The Crüe shows a greater sense of dynamics than on its debut, inserting the haunting, near-instrumental “God Bless the Children of the Beast” between “Bastard” and a dark, dark cover of The Beatles’ “Helter Skelter” (and you just know they chose that song for its Charles Manson connection).

“Shout at the Devil” marks the band’s first collaboration with producer Tom Werman, the start of a relationship that remains contentious to this day. In his defense, it’s hard to imagine a tougher assignment. In “The Dirt,” Sixx described the band’s mindset at the time: “We thought we were the baddest creatures on God’s great earth. Nobody could do it as hard as us and as much as us, and get away with it like us. There was no competition. The more fucked up we got, the greater people thought we were and the more they supplied us with what we needed to get even more fucked up.” The “Shout at the Devil” liner notes famously claim, “This album was recorded on Foster’s Lager, Budweiser, Bombay Gin, lots of Jack Daniels, Kahlua and Brandy, Quackers and Krell [the band’s code word for cocaine], and Wild Women!”

Under the circumstances, it’s a minor miracle the album was recorded at all.

Werman’s production gives the recording a large, full sound while retaining the raw, aggressive feel of “Too Fast for Love.” Neil still has little vocal range, but the vicious edge of the music does not require it from him—it needs him to sound evil as he sings songs about sex, violence and rebellion, and he does. The band also uses gang vocals to great effect in most of the choruses.

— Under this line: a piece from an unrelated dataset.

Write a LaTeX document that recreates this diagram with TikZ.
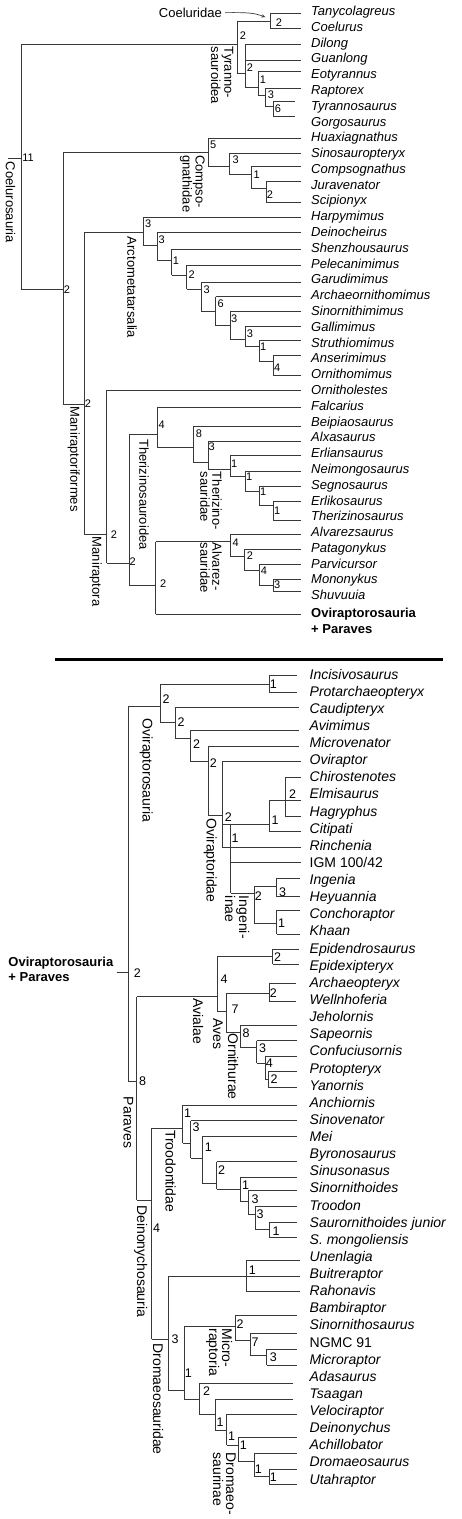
\documentclass[tikz,border=0pt]{standalone}
\usepackage{fontspec}
\setmainfont{Liberation Sans}
\usetikzlibrary{arrows.meta}
\newcommand\ftaxA{\fontsize{13}{15}\selectfont\itshape}
\newcommand\ftaxB{\fontsize{14}{16}\selectfont\itshape}
\newcommand\fnumA{\fontsize{11}{13}\selectfont}
\newcommand\fnumB{\fontsize{12.5}{14}\selectfont}
\newcommand\fcladeA{\fontsize{13}{12}\selectfont}
\newcommand\fcladeB{\fontsize{14}{13}\selectfont}
\tikzset{
  br/.style={draw=black!78, line width=0.8pt},
  taxA/.style={anchor=base west, inner sep=0pt, font=\ftaxA},
  taxB/.style={anchor=base west, inner sep=0pt, font=\ftaxB},
  numA/.style={inner sep=0pt, font=\fnumA},
  numB/.style={inner sep=0pt, font=\fnumB},
  cladeA/.style={rotate=-90, anchor=north west, inner sep=0pt, align=left, font=\fcladeA},
  cladeB/.style={rotate=-90, anchor=north west, inner sep=0pt, align=left, font=\fcladeB},
}
\begin{document}
\begin{tikzpicture}[x=1pt,y=-1pt]
\useasboundingbox[fill=white] (0,0) rectangle (461,1519);

% ---------------- top panel: taxa
\foreach \n [count=\i] in {Tanycolagreus,Coelurus,Dilong,Guanlong,Eotyrannus,Raptorex,Tyrannosaurus,Gorgosaurus,Huaxiagnathus,Sinosauropteryx,Compsognathus,Juravenator,Scipionyx,Harpymimus,Deinocheirus,Shenzhousaurus,Pelecanimimus,Garudimimus,Archaeornithomimus,Sinornithimimus,Gallimimus,Struthiomimus,Anserimimus,Ornithomimus,Ornitholestes,Falcarius,Beipiaosaurus,Alxasaurus,Erliansaurus,Neimongosaurus,Segnosaurus,Erlikosaurus,Therizinosaurus,Alvarezsaurus,Patagonykus,Parvicursor,Mononykus,Shuvuuia}
  \node[taxA] (a\i) at (311,{15.5+(\i-1)*15.79}) {\n};
\node[taxA, font=\fontsize{13}{15}\selectfont\bfseries] (a39) at (311,617) {Oviraptorosauria};
\node[taxA, font=\fontsize{13}{15}\selectfont\bfseries] (a40) at (311,633) {+ Paraves};

% terminal branches (top)
\foreach \x/\y/\e in {270/13.3/301, 270/28.3/301, 245/44.3/301, 245/60/301, 258.3/71.7/301, 265/88.3/301,
  273.3/101.7/295, 273.3/116.7/295, 208.3/138.3/301, 229.3/153.3/301, 251/166.7/301, 266/181.7/301, 266/202.3/301,
  143.3/217.7/301, 157.3/232.3/301, 171.7/249/301, 186.7/265/301, 201/282.3/301, 215.7/296.7/301, 230/311.7/301,
  245/326.7/301, 259/340.7/301, 273.3/355/301, 273.3/375/301, 106.7/390/301, 157.3/407.3/301, 193.3/426.7/301,
  208.3/441/301, 230/455.7/301, 245/471/301, 259.3/486.7/301, 273.3/501/301, 273.3/520.7/301, 230/534.3/301,
  244.3/549.3/301, 259/564.3/301, 273.3/579.3/301, 273.3/591.7/301, 155.7/614/301}
  \draw[br] (\x,\y) -- (\e,\y);

% internal branches (top): vertical x/y1/y2
\foreach \x/\ya/\yb in {21/44.3/289.3, 237/21.7/73.3, 270/13.3/28.3, 245/44.3/87.7, 258.3/71.7/95, 265/88.3/106.7,
  273.3/101.7/116.7, 63.3/152.3/404.3, 208.3/138.3/166.7, 229.3/153.3/174, 251/166.7/188.3, 266/181.7/202.3,
  84/232.3/534.3, 143.3/217.7/245.7, 157.3/232.3/260, 171.7/249/275, 186.7/265/289.3, 201/282.3/311,
  215.7/296.7/325.7, 230/311.7/339.3, 245/326.7/346.7, 259/340.7/361.7, 273.3/355/375,
  106.7/390/563.3, 129/434/585, 157.3/407.3/447.7, 193.3/426.7/462.7, 208.3/441/469.3, 230/455.7/476.7,
  245/471/491.7, 259.3/486.7/505, 273.3/501/520.7, 155.7/541.7/614, 230/534.3/556, 244.3/549.3/570.7,
  259/564.3/585, 273.3/579.3/591.7}
  \draw[br] (\x,\ya) -- (\x,\yb);
% joins x1/x2/y
\foreach \xa/\xb/\y in {8/21/158, 21/237/44.3, 237/270/21.7, 237/245/73.3, 245/258.3/87.7, 258.3/265/95, 265/273.3/106.7,
  21/63.3/289.3, 63.3/208.3/152.3, 208.3/229.3/166.7, 229.3/251/174, 251/266/188.3, 63.3/84/404.3,
  84/143.3/232.3, 143.3/157.3/245.7, 157.3/171.7/260, 171.7/186.7/275, 186.7/201/289.3, 201/215.7/311,
  215.7/230/325.7, 230/245/339.3, 245/259/346.7, 259/273.3/361.7, 84/106.7/534.3, 106.7/129/563.3,
  129/157.3/434, 157.3/193.3/447.7, 193.3/208.3/462.7, 208.3/230/469.3, 230/245/476.7, 245/259.3/491.7,
  259.3/273.3/505, 129/155.7/585, 155.7/230/541.7, 230/244.3/556, 244.3/259/570.7, 259/273.3/585}
  \draw[br] (\xa,\y) -- (\xb,\y);

% support values (top)
\foreach \x/\y/\t [count=\k] in {28/158/11, 243/36/2, 279/22.7/2, 250/68/2, 263/80/1, 271/94.3/3, 278/108.3/6,
  67/290/2, 213.3/145/5, 235.7/160/3, 256.7/174.3/1, 270/194.3/2, 88/403.3/2, 148.3/223.3/3, 161.7/239.3/3,
  176/260.7/1, 191.7/275/2, 206.7/289.3/3, 220.7/303.3/6, 234.3/318.3/3, 250/333.3/3, 263.3/346.7/1,
  277.3/367.3/4, 114/534.3/2, 132.7/561.7/2, 161.7/425/4, 199/433.3/8, 211.7/446.7/3, 234.3/463.3/1,
  249.3/476.7/1, 263.3/491.7/1, 277.3/510.7/1, 163.3/583.3/2, 235.7/542.3/4, 250/556/2, 264/570.7/4, 277.3/585/3}
  \node[numA] (sa\k) at (\x,\y) {\t};

% clade names (top)
\node[cladeA] (cCoel) at (15.5,161.7) {Coelurosauria};
\node[cladeA] (cTyr) at (233.5,46.7) {Tyranno-\\sauroidea};
\node[cladeA] (cComp) at (205,155) {Compso-\\gnathidae};
\node[cladeA] (cArct) at (137,236.7) {Arctometatarsalia};
\node[cladeA] (cManf) at (80,406.7) {Maniraptoriformes};
\node[cladeA] (cMan) at (102,536.7) {Maniraptora};
\node[cladeA] (cTherz) at (149,439) {Therizinosauroidea};
\node[cladeA] (cTherd) at (222,471.7) {Therizino-\\sauridae};
\node[cladeA] (cAlv) at (222,542.7) {Alvarez-\\sauridae};
\node[anchor=base east, inner sep=0pt, font=\fontsize{13}{15}\selectfont] (cCoeld) at (222,17.3) {Coeluridae};
\coordinate (coelTip) at (265.5,17.2);
\draw[black!78, line width=0.7pt, -{Stealth[length=4pt,width=3.2pt]}] ([xshift=3pt]cCoeld.east) .. controls (248,12.4) and (254,12.8) .. (coelTip);

% separator
\draw[line width=2.8pt] (55,659.3) -- (443.3,659.3);

% ---------------- bottom panel: taxa
\foreach \n [count=\i] in {Incisivosaurus,Protarchaeopteryx,Caudipteryx,Avimimus,Microvenator,Oviraptor,Chirostenotes,Elmisaurus,Hagryphus,Citipati,Rinchenia,{\upshape IGM 100/42},Ingenia,Heyuannia,Conchoraptor,Khaan,Epidendrosaurus,Epidexipteryx,Archaeopteryx,Wellnhoferia,Jeholornis,Sapeornis,Confuciusornis,Protopteryx,Yanornis,Anchiornis,Sinovenator,Mei,Byronosaurus,Sinusonasus,Sinornithoides,Troodon,Saurornithoides junior,S. mongoliensis,Unenlagia,Buitreraptor,Rahonavis,Bambiraptor,Sinornithosaurus,{\upshape NGMC 91},Microraptor,Adasaurus,Tsaagan,Velociraptor,Deinonychus,Achillobator,Dromaeosaurus,Utahraptor}
  \node[taxB] (b\i) at (309.5,{679+(\i-1)*17.13}) {\n};
\node[taxB, font=\fontsize{13}{15}\selectfont\bfseries] (opA) at (8.3,966.7) {Oviraptorosauria};
\node[taxB, font=\fontsize{13}{15}\selectfont\bfseries] (opB) at (8.3,981.7) {+ Paraves};

% terminal branches (bottom)
\foreach \x/\y/\e in {269.3/675/297, 269.3/692/297, 175/707.5/299, 190.7/730/299, 208.3/746.7/299, 222.3/761.7/301,
  285/777.3/301, 269.3/800.7/301, 285/816.7/301, 269.3/831.7/301, 222.3/847.7/301, 230.7/862.7/301,
  276.7/878.3/300, 276.7/896.7/300, 276.7/910/300, 276.7/934.3/300, 272.7/949/299, 272.7/964.3/299,
  269.3/983.3/296, 269.3/1001/296, 240.7/1025/296.7, 256.7/1040.7/296.7, 265/1056/296.7, 268.3/1071/296.7,
  268.3/1087.3/296.7, 182.7/1105/296.7, 190.7/1120.7/296.7, 202.3/1136/296.7, 216.7/1161.7/296.7,
  240/1177.7/296.7, 248.3/1190.7/296.7, 255/1206/296.7, 269.3/1222.3/296.7, 269.3/1237.7/296.7,
  246/1260/300, 168.3/1276.7/300, 246/1291.7/300, 235/1315.7/297, 250/1333.3/297, 266.7/1349.3/297,
  266.7/1365/297, 199.3/1383.3/293, 215/1399/293, 226.7/1414.3/296.7, 238.3/1437.7/296.7,
  254/1453.3/296.7, 269.3/1469.3/296.7, 269.3/1484.3/296.7}
  \draw[br] (\x,\y) -- (\e,\y);

\foreach \x/\ya/\yb in {128.3/706.7/1081, 160/684.3/722.7, 269.3/675/692, 175/707.5/738.3, 190.7/730/761.7,
  208.3/746.7/815, 222.3/761.7/847.7, 230.7/824/893.3, 269.3/800.7/831.7, 285/777.3/816.7, 254/886.7/923.3,
  276.7/878.3/896.7, 276.7/910/934.3, 136.7/996.7/1200, 217/956.7/1011.7, 272.7/949/964.3, 226/993.3/1032.3,
  269.3/983.3/1001, 240.7/1025/1047.7, 256.7/1040.7/1063.3, 265/1056/1079.3, 268.3/1071/1087.3,
  151.7/1128.3/1339.3, 182.7/1105/1143.3, 190.7/1120.7/1158.3, 202.3/1136/1183.3, 216.7/1161.7/1189,
  240/1177.7/1201, 248.3/1190.7/1214.3, 255/1206/1229.3, 269.3/1222.3/1237.7, 168.3/1276.7/1390,
  246/1260/1291.7, 184.3/1326/1399, 235/1315.7/1340, 250/1333.3/1355, 266.7/1349.3/1365,
  199.3/1383.3/1414.3, 215/1399/1430, 226.7/1414.3/1445, 238.3/1437.7/1461, 254/1453.3/1476.7,
  269.3/1469.3/1484.3}
  \draw[br] (\x,\ya) -- (\x,\yb);
\foreach \xa/\xb/\y in {116.7/128.3/972.7, 128.3/160/706.7, 160/269.3/684.3, 160/175/722.7, 175/190.7/738.3,
  190.7/208.3/761.7, 208.3/222.3/815, 222.3/269.3/824, 230.7/254/893.3, 254/276.7/886.7, 254/276.7/923.3,
  128.3/136.7/1081, 136.7/217/996.7, 217/272.7/956.7, 217/226/1011.7, 226/269.3/993.3, 226/240.7/1032.3,
  240.7/256.7/1047.7, 256.7/265/1063.3, 265/268.3/1079.3, 136.7/151.7/1200, 151.7/182.7/1128.3,
  182.7/190.7/1143.3, 190.7/202.3/1158.3, 202.3/216.7/1183.3, 216.7/240/1189, 240/248.3/1201,
  248.3/255/1214.3, 255/269.3/1229.3, 151.7/168.3/1339.3, 168.3/184.3/1390, 184.3/235/1326, 235/250/1340,
  250/266.7/1355, 184.3/199.3/1399, 199.3/215/1414.3, 215/226.7/1430, 226.7/238.3/1445, 238.3/254/1461,
  254/269.3/1476.7}
  \draw[br] (\xa,\y) -- (\xb,\y);

\foreach \x/\y/\t [count=\k] in {137.3/972.7/2, 166/699/2, 273.3/684.3/1, 181/721.7/2, 196.7/744.3/2, 213.3/762.7/2,
  228.3/816.7/2, 235/838.3/1, 275/820/1, 292.7/794.3/2, 258.3/895.7/2, 282.7/891.7/3, 281.7/923.3/1,
  142.7/1081/8, 224/979/4, 277.7/956.7/2, 235/1009.3/7, 273.3/993.3/2, 246/1033.3/8, 262.7/1048.3/3,
  269.3/1062.7/4, 274/1079.3/2, 156.7/1228.3/4, 187.7/1113.3/1, 196/1127/3, 208.3/1146.7/1, 221.7/1170/2,
  245.7/1185/1, 255/1199/3, 260/1214.3/3, 276/1231/1, 175/1339.3/3, 252.3/1270/1, 188.3/1373.3/1,
  240/1324/2, 255/1341.7/7, 273.3/1356.7/3, 206.7/1391/2, 220/1421.7/1, 231.7/1436/1, 243.3/1445/1,
  258.3/1469.3/1, 273.3/1476.7/1}
  \node[numB] (sb\k) at (\x,\y) {\t};

\node[cladeB] (cOvs) at (153,718.3) {Oviraptorosauria};
\node[cladeB] (cOvd) at (217,818.3) {Oviraptoridae};
\node[cladeB] (cIng) at (249.5,895.7) {Ingeni-\\inae};
\node[cladeB] (cAvi) at (203.5,998.3) {Avialae};
\node[cladeB] (cAves) at (223,1018.3) {Aves};
\node[cladeB] (cOrn) at (238.5,1033.3) {Ornithurae};
\node[cladeB] (cPar) at (133.5,1096.7) {Paraves};
\node[cladeB] (cTro) at (176,1130) {Troodontidae};
\node[cladeB] (cDei) at (147.5,1205) {Deinonychosauria};
\node[cladeB] (cDro) at (163.5,1343.3) {Dromaeosauridae};
\node[cladeB] (cMic) at (232.5,1328.3) {Micro-\\raptoria};
\node[cladeB] (cDrn) at (236,1452.3) {Dromaeo-\\saurinae};
\end{tikzpicture}
\end{document}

Musically, “Shout at the Devil” is an incredibly focused album, and its songs stand up even better when listened to in one sitting than when taken individually. It was the band’s first chance to make a record the way the big boys do it, and it responded with a classic. A triumphant performance in May 1983 at the US Festival, a three-day concert that also featured Ozzy Osbourne, Judas Priest and Van Halen, told the Crüe they were on the cusp of something huge. The band needed a career-defining album to put it over the top. “Shout at the Devil” is that album.

The next big break came when Ozzy took Mötley out as the opening act on his 1984 “Bark at the Moon” tour, taking both to new levels of rock star insanity.

In “The Dirt,” Sixx wrote: “If the performance at the US Festival was a spark illuminating what we would become, then the Ozzy tour was the match that set the whole band ablaze.”